Based on Schlumberger's (NYSE:SLB) share-price performance heading into the fourth quarter, investors weren't expecting much from the world's largest oil services company. The company's stock had tumbled to its lowest price-to-book valuation since the 1980s. Oil prices were on the decline throughout the quarter and most North American exploration and production companies had previously signaled that they weren't going to be completing wells at the end of the year. This all pointed to a miserable quarter for Schlumberger.

Overall, though, the quarter wasn't as bad as some predicted, as the company beat earnings expectations. More importantly, management's comments about 2019 were enough to make even the most skeptical investor modestly hopeful about the upcoming year. Let's take a look at Schlumberger's most recent quarter and determine if the stock is poised for a great year.

Check out the latest Schlumberger earnings call transcript.

Drilling equipment.

Image source: Getty Images.

By the numbers

Metric Q4 2018 Q3 2018 Q4 2017
Revenue $8.2 billion $8.5 billion $8.2 billion
Pre-tax income $648 million $787 million ($2.2 billion)
Diluted EPS $0.39 $0.46 ($1.63)
Free cash flow $1.41 billion $961 million $456 million

Data source: Schlumberger earnings release. EPS = earnings per share.

Even though the company reported slightly lower revenue compared to the prior quarter, what really mattered was where those declines came from. Its production and Cameron segments bore the brunt of the decrease because of the abrupt slowdown in North American shale activity. Shale is an incredibly volatile business that can react quickly to changes in oil prices. One thing that stood out in these results is that Schlumberger reported an increase in drilling activity revenue for North America, but its production segment -- which does services like hydraulic fracturing and well completions -- declined.

This data point lines up with statistics from the U.S. Energy Information Administration, which say that the inventory of drilled but uncompleted wells stood at a record of 8,723. Management expects production and Cameron revenue to pick back up again as producers go back to complete these wells in 2019.

What's more important for Schlumberger is that business activity outside North America continued to increase modestly throughout the quarter.
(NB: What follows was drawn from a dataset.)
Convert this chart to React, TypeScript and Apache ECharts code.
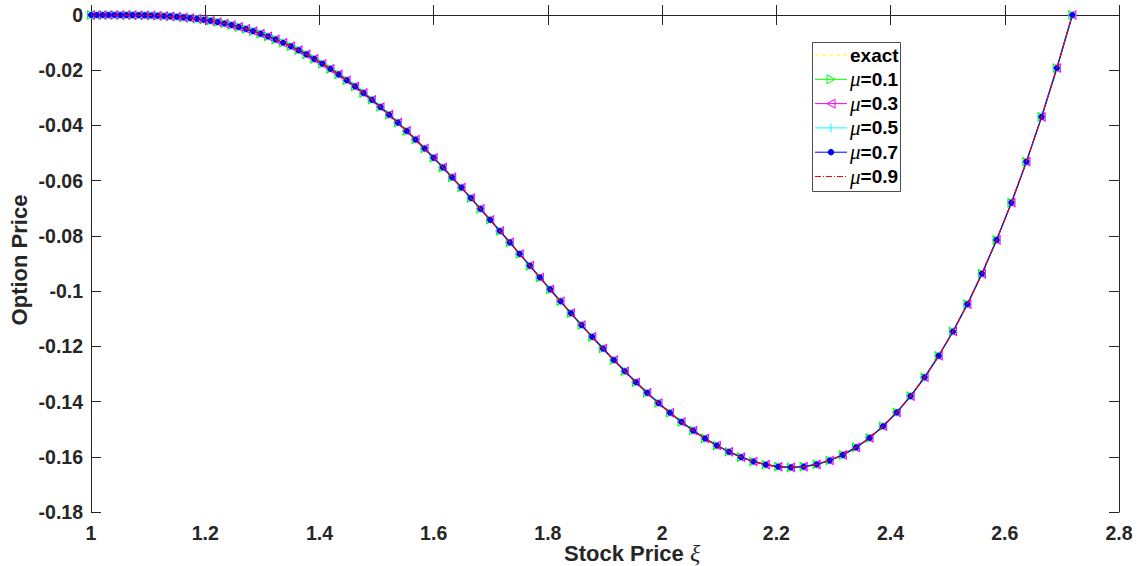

Capital spending on new production outside North America has been incredibly slow following the price crash several years ago, but it appears that this part of the industry is on the upswing again. 

Chart showing Schlumberger's pre-tax income by business segment for Q4 2017, Q3 2018, and Q4 2017. Shows sharp decline for production and Cameron segments compared to last year.

Data source: Schlumberger. Chart by author.

Another thing that was encouraging about this past quarter was that Schlumberger was able to generate enough free cash flow for the year to almost cover its dividend payment. After falling woefully short of covering its dividend in 2017, there were some concerns that its payout would get cut. The cash it generated for the year and the expectations for a better 2019 should allow the company to get back to covering its payment without issue and hopefully start to trim its debt load. Over the past three years, it has doubled its net debt load to just over $13 billion and has pushed its debt-to-capital ratio to abnormally high levels for Schlumberger.

SLB Net Total Long Term Debt (Quarterly) Chart

SLB Net Total Long Term Debt (Quarterly) data by YCharts.

What management had to say

CEO Paal Kibsgaard has been one of the more optimistic voices in the oil industry over the past year. He has been saying for some time that the lack of capital spending and resource development was going to catch up to the industry eventually. Even though we saw a sharp decline in drilling activity and prices at the end of the year, he still sees this longer-term trend playing out over the coming years:

Not surprisingly, the recent oil price volatility has introduced less visibility and more uncertainty around the E&P spend outlook for 2019, with customers generally taking a more conservative approach to the start of the year, again delaying the broad-based recovery in E&P spend that we expected only three months ago. However, from our customer discussions, we are seeing clear signs of E&P investment sentiments starting to normalize in the various parts of the world and heading toward a more sustainable financial stewardship of the global resource base.

(You can read a full transcript of Schlumberger's conference call here.)

SLB Chart

SLB data by YCharts.

Schlumberger's business is growing in the right places

Schlumberger's results over the past several years are a testament to the profound impact shale drilling has had on the oil industry. It has been a little over five years since shale oil really took off, and oil prices have been on a roller-coaster ride ever since. While Schlumberger has been able to capture some of this business and has become the No. 2 player in North American shale, its business is set up to serve the international markets.

Seeing its international activity steadily increase in the face of this recent oil price crash is an encouraging sign for Schlumberger. It should help significantly boost margins across all its segments and generate more cash. For 2019, investors should keep a close eye on the company's ability to capture international business. If it can do that, then its cash issues will likely be solved and management can start to trim the debt load it built up during this weak period. With shares of Schlumberger still trading at historically low prices and boasting a dividend yield of 4.8%, investors should keep this stock on their radar.